Start of Material shown
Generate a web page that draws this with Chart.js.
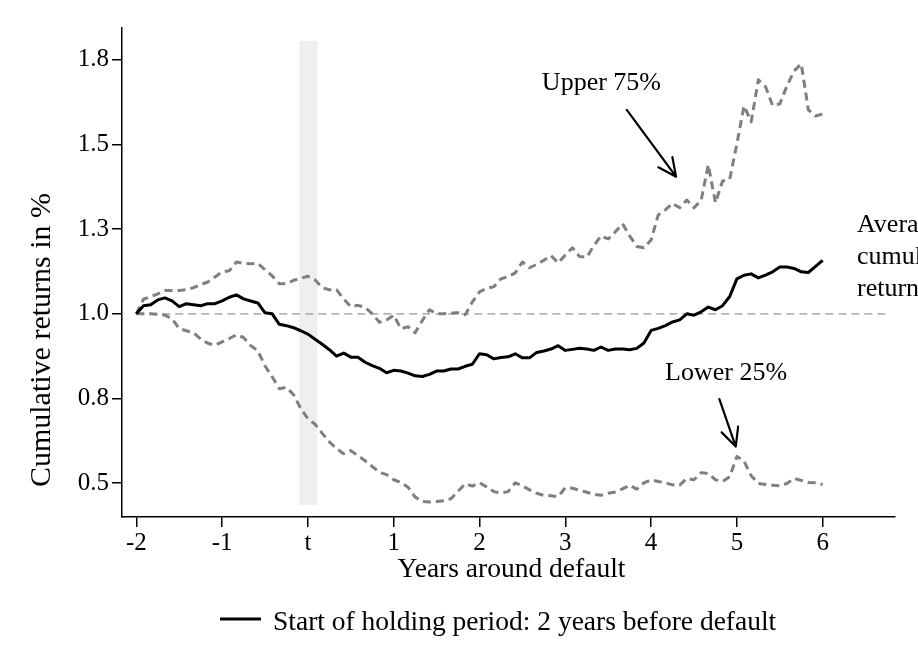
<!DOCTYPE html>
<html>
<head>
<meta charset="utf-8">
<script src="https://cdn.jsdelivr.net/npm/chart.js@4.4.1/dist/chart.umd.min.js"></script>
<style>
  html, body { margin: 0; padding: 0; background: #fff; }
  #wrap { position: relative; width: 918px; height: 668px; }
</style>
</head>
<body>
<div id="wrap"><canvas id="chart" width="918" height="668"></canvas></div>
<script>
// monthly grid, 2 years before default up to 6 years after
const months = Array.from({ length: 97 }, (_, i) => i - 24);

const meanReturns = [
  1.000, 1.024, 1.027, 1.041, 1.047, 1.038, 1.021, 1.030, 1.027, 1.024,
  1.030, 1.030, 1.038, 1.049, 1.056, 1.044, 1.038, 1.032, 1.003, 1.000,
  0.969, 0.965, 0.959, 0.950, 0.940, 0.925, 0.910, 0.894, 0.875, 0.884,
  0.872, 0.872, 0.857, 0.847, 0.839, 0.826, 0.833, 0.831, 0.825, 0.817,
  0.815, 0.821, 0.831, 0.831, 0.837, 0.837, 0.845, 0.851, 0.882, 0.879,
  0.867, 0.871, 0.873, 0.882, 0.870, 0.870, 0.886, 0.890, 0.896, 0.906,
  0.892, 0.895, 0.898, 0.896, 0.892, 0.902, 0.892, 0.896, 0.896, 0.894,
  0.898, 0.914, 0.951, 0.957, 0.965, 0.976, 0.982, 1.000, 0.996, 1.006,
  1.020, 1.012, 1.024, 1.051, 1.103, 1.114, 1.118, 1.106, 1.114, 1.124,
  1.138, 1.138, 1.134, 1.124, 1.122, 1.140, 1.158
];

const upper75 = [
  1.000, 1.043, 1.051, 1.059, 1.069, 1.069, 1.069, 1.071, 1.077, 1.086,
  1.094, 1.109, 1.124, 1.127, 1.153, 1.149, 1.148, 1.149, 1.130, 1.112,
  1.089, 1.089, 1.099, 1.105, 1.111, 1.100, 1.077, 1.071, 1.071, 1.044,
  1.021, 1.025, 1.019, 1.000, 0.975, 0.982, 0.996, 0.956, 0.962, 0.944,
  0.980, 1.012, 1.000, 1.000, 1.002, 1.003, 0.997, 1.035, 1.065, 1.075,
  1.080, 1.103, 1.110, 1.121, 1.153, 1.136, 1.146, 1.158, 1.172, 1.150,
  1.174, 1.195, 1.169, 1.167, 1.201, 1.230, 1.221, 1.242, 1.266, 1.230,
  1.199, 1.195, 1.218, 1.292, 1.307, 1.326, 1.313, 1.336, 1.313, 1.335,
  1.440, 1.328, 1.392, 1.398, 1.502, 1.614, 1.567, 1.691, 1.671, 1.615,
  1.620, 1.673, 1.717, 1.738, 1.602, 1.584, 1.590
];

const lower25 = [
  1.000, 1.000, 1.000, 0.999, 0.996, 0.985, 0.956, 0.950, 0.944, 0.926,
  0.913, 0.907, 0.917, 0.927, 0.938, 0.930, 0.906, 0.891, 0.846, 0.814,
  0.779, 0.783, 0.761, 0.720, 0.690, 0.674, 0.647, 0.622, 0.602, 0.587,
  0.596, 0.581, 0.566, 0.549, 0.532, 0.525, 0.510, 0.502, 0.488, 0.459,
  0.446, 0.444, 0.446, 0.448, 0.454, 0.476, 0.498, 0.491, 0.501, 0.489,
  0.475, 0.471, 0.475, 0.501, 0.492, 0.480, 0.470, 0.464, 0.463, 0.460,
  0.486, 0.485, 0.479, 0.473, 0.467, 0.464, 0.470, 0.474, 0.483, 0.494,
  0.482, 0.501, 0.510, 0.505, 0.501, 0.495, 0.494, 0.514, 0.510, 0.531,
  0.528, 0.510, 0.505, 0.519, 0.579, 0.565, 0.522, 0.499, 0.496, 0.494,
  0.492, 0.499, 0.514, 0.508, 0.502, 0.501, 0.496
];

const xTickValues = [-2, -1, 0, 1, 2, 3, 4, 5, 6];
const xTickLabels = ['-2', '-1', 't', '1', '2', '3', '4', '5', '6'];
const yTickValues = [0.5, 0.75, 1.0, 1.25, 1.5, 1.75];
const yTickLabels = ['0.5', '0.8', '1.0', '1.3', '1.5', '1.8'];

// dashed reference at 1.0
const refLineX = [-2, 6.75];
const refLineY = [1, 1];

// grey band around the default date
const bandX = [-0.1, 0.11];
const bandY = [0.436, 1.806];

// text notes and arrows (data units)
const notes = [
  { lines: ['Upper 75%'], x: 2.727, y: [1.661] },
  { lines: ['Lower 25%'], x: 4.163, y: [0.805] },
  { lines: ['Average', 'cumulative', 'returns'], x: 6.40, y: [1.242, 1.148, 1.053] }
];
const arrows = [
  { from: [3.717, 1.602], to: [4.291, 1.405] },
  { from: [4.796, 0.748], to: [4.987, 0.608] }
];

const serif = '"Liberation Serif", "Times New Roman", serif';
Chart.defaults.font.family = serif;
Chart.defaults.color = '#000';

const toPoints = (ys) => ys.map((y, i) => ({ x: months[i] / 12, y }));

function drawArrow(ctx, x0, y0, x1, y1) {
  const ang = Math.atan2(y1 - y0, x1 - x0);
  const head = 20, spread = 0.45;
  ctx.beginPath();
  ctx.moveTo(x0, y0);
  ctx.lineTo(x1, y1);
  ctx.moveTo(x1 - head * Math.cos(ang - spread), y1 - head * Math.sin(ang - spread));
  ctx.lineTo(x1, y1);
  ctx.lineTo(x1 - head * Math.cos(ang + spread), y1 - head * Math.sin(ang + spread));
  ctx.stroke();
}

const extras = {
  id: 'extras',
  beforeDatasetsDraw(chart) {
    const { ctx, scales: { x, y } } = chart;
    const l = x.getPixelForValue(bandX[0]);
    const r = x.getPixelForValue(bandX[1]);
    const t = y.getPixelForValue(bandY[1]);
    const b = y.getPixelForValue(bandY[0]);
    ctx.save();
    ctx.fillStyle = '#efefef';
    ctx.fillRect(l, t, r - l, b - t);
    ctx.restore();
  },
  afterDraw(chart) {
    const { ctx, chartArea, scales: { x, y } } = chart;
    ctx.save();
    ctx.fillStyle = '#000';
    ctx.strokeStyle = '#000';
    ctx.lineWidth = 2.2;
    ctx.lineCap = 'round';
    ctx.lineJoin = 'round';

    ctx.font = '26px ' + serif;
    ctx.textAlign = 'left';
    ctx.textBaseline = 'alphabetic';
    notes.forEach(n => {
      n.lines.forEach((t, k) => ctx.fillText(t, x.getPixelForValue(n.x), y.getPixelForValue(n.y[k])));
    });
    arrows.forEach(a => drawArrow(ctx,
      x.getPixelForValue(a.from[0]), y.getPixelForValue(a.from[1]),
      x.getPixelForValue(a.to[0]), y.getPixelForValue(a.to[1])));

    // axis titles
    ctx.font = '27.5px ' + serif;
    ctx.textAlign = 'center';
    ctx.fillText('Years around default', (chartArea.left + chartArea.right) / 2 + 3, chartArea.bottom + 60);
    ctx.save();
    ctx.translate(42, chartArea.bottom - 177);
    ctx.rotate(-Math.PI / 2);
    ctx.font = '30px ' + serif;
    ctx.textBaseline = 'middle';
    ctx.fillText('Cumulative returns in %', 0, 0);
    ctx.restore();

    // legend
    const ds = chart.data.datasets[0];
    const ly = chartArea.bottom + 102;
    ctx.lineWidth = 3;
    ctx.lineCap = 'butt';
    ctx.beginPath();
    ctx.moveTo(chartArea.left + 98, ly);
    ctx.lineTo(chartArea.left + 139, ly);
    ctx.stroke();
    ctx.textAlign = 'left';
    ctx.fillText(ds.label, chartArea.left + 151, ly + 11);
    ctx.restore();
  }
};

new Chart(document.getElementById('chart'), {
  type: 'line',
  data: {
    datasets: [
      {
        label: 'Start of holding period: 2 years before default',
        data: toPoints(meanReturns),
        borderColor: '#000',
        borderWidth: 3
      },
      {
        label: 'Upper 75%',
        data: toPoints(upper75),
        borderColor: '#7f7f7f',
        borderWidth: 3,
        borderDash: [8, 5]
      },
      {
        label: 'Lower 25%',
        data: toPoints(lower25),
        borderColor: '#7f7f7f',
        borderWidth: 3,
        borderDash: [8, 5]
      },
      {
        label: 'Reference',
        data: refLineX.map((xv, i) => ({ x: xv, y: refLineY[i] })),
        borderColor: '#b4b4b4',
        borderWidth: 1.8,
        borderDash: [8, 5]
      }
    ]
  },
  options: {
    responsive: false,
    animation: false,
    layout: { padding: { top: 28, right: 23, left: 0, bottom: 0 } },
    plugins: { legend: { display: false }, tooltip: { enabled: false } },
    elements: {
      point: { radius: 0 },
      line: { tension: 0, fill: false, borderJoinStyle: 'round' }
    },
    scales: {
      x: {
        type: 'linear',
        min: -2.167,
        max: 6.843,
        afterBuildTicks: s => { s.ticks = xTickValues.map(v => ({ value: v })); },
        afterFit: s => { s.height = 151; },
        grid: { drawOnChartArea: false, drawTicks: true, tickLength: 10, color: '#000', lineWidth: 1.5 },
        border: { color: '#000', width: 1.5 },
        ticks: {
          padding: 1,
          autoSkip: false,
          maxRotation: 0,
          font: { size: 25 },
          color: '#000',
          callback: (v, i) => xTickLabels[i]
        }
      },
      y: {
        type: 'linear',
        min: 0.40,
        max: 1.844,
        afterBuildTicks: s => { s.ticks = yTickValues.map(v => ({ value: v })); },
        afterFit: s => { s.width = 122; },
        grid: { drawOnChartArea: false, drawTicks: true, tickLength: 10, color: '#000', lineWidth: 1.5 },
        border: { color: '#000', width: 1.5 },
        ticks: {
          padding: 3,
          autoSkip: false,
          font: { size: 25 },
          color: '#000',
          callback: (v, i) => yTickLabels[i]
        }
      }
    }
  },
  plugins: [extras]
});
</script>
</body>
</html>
End of Material shown
Start of Material shown
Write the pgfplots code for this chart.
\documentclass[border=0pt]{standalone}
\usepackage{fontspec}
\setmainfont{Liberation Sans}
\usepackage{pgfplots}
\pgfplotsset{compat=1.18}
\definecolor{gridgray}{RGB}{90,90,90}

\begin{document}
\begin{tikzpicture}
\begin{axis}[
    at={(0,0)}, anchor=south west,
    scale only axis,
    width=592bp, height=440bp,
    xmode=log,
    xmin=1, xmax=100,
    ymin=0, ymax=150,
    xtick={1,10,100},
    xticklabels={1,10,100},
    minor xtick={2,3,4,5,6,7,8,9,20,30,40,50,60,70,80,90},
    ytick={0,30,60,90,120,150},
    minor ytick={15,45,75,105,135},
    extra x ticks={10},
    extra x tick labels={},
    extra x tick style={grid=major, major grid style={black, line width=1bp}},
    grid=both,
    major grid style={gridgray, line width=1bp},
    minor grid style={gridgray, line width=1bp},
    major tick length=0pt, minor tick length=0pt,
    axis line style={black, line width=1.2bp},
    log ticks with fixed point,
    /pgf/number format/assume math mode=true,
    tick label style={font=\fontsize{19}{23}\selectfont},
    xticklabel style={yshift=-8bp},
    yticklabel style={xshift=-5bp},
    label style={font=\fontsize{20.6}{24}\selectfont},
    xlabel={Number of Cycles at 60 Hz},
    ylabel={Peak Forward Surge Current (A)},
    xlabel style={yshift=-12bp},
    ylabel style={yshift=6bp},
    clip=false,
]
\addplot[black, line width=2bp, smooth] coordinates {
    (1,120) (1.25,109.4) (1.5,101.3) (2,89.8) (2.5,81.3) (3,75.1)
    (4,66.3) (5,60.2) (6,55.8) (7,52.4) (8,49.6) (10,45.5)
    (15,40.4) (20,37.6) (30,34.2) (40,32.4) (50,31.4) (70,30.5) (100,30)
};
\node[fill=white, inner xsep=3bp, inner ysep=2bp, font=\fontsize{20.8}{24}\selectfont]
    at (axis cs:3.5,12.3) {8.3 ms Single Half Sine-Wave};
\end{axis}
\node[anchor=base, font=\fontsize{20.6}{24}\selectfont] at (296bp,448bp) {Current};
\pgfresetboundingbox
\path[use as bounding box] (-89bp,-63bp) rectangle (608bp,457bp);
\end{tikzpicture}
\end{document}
End of Material shown
Written request ::
Note every line above where the string "with" shows up, and copy those lines.

Exercise response ::
Generate a web page that draws this with Chart.js.
    log ticks with fixed point,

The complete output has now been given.